(TASK REQUIREMENTS): Restate each of the lines below word for word and drop every picture.

(SOURCE MATERIAL):
<<<<

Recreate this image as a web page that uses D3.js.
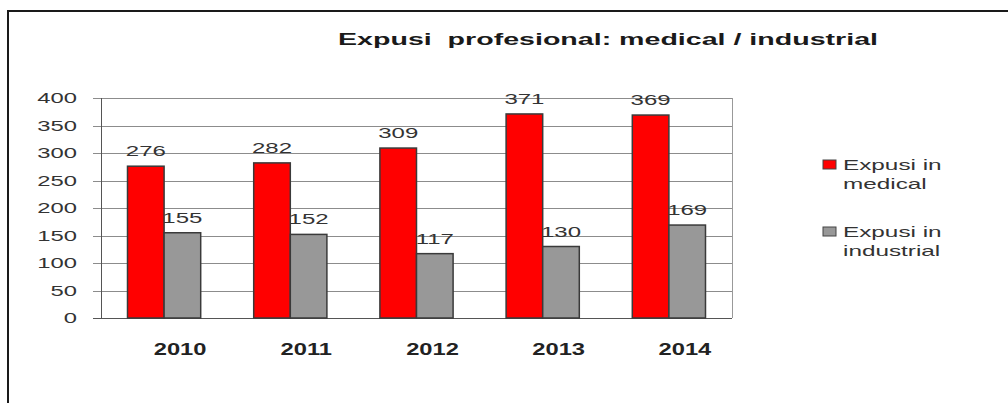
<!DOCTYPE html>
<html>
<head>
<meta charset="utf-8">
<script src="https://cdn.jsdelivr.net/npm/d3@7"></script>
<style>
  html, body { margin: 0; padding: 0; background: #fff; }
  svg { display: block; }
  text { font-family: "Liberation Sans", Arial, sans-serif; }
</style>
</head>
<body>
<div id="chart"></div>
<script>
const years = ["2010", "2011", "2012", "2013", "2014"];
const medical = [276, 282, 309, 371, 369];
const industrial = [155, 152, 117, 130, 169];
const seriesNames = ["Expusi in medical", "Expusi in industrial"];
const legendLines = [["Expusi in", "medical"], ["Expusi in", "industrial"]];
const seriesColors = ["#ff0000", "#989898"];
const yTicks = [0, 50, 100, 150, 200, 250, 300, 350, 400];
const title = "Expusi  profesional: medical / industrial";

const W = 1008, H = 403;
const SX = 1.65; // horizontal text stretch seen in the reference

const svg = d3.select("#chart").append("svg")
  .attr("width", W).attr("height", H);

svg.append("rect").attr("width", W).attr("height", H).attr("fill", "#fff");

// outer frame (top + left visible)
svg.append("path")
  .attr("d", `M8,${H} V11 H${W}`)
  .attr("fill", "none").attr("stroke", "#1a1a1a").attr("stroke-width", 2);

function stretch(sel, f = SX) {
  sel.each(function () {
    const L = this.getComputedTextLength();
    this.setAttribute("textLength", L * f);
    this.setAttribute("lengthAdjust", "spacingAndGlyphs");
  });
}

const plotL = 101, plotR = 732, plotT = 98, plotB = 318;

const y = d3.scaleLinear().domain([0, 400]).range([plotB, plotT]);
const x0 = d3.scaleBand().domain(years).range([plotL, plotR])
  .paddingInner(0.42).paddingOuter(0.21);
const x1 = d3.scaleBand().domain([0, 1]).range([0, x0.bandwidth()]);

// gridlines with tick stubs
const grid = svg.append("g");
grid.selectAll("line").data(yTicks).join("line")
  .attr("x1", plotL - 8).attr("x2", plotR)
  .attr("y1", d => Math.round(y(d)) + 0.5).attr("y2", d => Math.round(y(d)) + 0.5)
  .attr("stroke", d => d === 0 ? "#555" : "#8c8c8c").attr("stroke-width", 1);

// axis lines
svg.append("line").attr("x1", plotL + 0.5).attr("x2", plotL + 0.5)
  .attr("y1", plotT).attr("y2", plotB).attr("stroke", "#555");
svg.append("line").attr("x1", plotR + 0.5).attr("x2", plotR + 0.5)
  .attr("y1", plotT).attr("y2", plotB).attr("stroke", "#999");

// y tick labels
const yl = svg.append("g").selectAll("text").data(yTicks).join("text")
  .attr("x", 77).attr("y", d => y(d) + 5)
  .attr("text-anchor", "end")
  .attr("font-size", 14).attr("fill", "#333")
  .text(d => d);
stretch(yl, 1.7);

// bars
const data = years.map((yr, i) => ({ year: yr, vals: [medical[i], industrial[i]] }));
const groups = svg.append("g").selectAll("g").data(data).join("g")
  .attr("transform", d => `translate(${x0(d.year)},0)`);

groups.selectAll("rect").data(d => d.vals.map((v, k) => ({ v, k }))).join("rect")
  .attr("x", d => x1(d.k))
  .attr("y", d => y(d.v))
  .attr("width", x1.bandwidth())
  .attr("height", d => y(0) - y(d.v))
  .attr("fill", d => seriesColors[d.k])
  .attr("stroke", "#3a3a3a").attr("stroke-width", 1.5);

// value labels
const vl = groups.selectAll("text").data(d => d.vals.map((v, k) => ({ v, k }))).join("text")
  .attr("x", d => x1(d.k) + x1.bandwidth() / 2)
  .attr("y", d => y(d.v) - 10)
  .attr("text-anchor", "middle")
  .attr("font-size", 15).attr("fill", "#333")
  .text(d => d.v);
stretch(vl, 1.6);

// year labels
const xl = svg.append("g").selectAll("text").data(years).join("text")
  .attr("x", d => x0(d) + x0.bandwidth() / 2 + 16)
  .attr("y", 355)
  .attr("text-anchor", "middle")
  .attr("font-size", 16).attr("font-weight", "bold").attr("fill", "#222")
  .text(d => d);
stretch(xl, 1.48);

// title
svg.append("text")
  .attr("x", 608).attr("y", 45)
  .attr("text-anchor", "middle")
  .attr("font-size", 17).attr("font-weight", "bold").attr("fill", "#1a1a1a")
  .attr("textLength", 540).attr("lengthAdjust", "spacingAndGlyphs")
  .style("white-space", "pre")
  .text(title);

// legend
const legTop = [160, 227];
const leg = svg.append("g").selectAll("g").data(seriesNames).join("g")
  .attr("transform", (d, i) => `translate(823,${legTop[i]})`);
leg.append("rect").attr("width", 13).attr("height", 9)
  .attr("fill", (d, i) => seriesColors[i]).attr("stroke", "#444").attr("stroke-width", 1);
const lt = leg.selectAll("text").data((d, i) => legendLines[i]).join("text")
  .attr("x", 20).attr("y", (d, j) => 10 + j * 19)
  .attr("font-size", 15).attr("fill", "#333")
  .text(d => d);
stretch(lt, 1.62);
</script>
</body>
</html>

>>>>

(ANSWER TO THE TASK):
Recreate this image as a web page that uses D3.js.
<!DOCTYPE html>
<html>
<head>
<meta charset="utf-8">
<script src="https://cdn.jsdelivr.net/npm/d3@7"></script>
<style>
  html, body { margin: 0; padding: 0; background: #fff; }
  svg { display: block; }
  text { font-family: "Liberation Sans", Arial, sans-serif; }
</style>
</head>
<body>
<div id="chart"></div>
<script>
const years = ["2010", "2011", "2012", "2013", "2014"];
const medical = [276, 282, 309, 371, 369];
const industrial = [155, 152, 117, 130, 169];
const seriesNames = ["Expusi in medical", "Expusi in industrial"];
const legendLines = [["Expusi in", "medical"], ["Expusi in", "industrial"]];
const seriesColors = ["#ff0000", "#989898"];
const yTicks = [0, 50, 100, 150, 200, 250, 300, 350, 400];
const title = "Expusi  profesional: medical / industrial";

const W = 1008, H = 403;
const SX = 1.65; // horizontal text stretch seen in the reference

const svg = d3.select("#chart").append("svg")
  .attr("width", W).attr("height", H);

svg.append("rect").attr("width", W).attr("height", H).attr("fill", "#fff");

// outer frame (top + left visible)
svg.append("path")
  .attr("d", `M8,${H} V11 H${W}`)
  .attr("fill", "none").attr("stroke", "#1a1a1a").attr("stroke-width", 2);

function stretch(sel, f = SX) {
  sel.each(function () {
    const L = this.getComputedTextLength();
    this.setAttribute("textLength", L * f);
    this.setAttribute("lengthAdjust", "spacingAndGlyphs");
  });
}

const plotL = 101, plotR = 732, plotT = 98, plotB = 318;

const y = d3.scaleLinear().domain([0, 400]).range([plotB, plotT]);
const x0 = d3.scaleBand().domain(years).range([plotL, plotR])
  .paddingInner(0.42).paddingOuter(0.21);
const x1 = d3.scaleBand().domain([0, 1]).range([0, x0.bandwidth()]);

// gridlines with tick stubs
const grid = svg.append("g");
grid.selectAll("line").data(yTicks).join("line")
  .attr("x1", plotL - 8).attr("x2", plotR)
  .attr("y1", d => Math.round(y(d)) + 0.5).attr("y2", d => Math.round(y(d)) + 0.5)
  .attr("stroke", d => d === 0 ? "#555" : "#8c8c8c").attr("stroke-width", 1);

// axis lines
svg.append("line").attr("x1", plotL + 0.5).attr("x2", plotL + 0.5)
  .attr("y1", plotT).attr("y2", plotB).attr("stroke", "#555");
svg.append("line").attr("x1", plotR + 0.5).attr("x2", plotR + 0.5)
  .attr("y1", plotT).attr("y2", plotB).attr("stroke", "#999");

// y tick labels
const yl = svg.append("g").selectAll("text").data(yTicks).join("text")
  .attr("x", 77).attr("y", d => y(d) + 5)
  .attr("text-anchor", "end")
  .attr("font-size", 14).attr("fill", "#333")
  .text(d => d);
stretch(yl, 1.7);

// bars
const data = years.map((yr, i) => ({ year: yr, vals: [medical[i], industrial[i]] }));
const groups = svg.append("g").selectAll("g").data(data).join("g")
  .attr("transform", d => `translate(${x0(d.year)},0)`);

groups.selectAll("rect").data(d => d.vals.map((v, k) => ({ v, k }))).join("rect")
  .attr("x", d => x1(d.k))
  .attr("y", d => y(d.v))
  .attr("width", x1.bandwidth())
  .attr("height", d => y(0) - y(d.v))
  .attr("fill", d => seriesColors[d.k])
  .attr("stroke", "#3a3a3a").attr("stroke-width", 1.5);

// value labels
const vl = groups.selectAll("text").data(d => d.vals.map((v, k) => ({ v, k }))).join("text")
  .attr("x", d => x1(d.k) + x1.bandwidth() / 2)
  .attr("y", d => y(d.v) - 10)
  .attr("text-anchor", "middle")
  .attr("font-size", 15).attr("fill", "#333")
  .text(d => d.v);
stretch(vl, 1.6);

// year labels
const xl = svg.append("g").selectAll("text").data(years).join("text")
  .attr("x", d => x0(d) + x0.bandwidth() / 2 + 16)
  .attr("y", 355)
  .attr("text-anchor", "middle")
  .attr("font-size", 16).attr("font-weight", "bold").attr("fill", "#222")
  .text(d => d);
stretch(xl, 1.48);

// title
svg.append("text")
  .attr("x", 608).attr("y", 45)
  .attr("text-anchor", "middle")
  .attr("font-size", 17).attr("font-weight", "bold").attr("fill", "#1a1a1a")
  .attr("textLength", 540).attr("lengthAdjust", "spacingAndGlyphs")
  .style("white-space", "pre")
  .text(title);

// legend
const legTop = [160, 227];
const leg = svg.append("g").selectAll("g").data(seriesNames).join("g")
  .attr("transform", (d, i) => `translate(823,${legTop[i]})`);
leg.append("rect").attr("width", 13).attr("height", 9)
  .attr("fill", (d, i) => seriesColors[i]).attr("stroke", "#444").attr("stroke-width", 1);
const lt = leg.selectAll("text").data((d, i) => legendLines[i]).join("text")
  .attr("x", 20).attr("y", (d, j) => 10 + j * 19)
  .attr("font-size", 15).attr("fill", "#333")
  .text(d => d);
stretch(lt, 1.62);
</script>
</body>
</html>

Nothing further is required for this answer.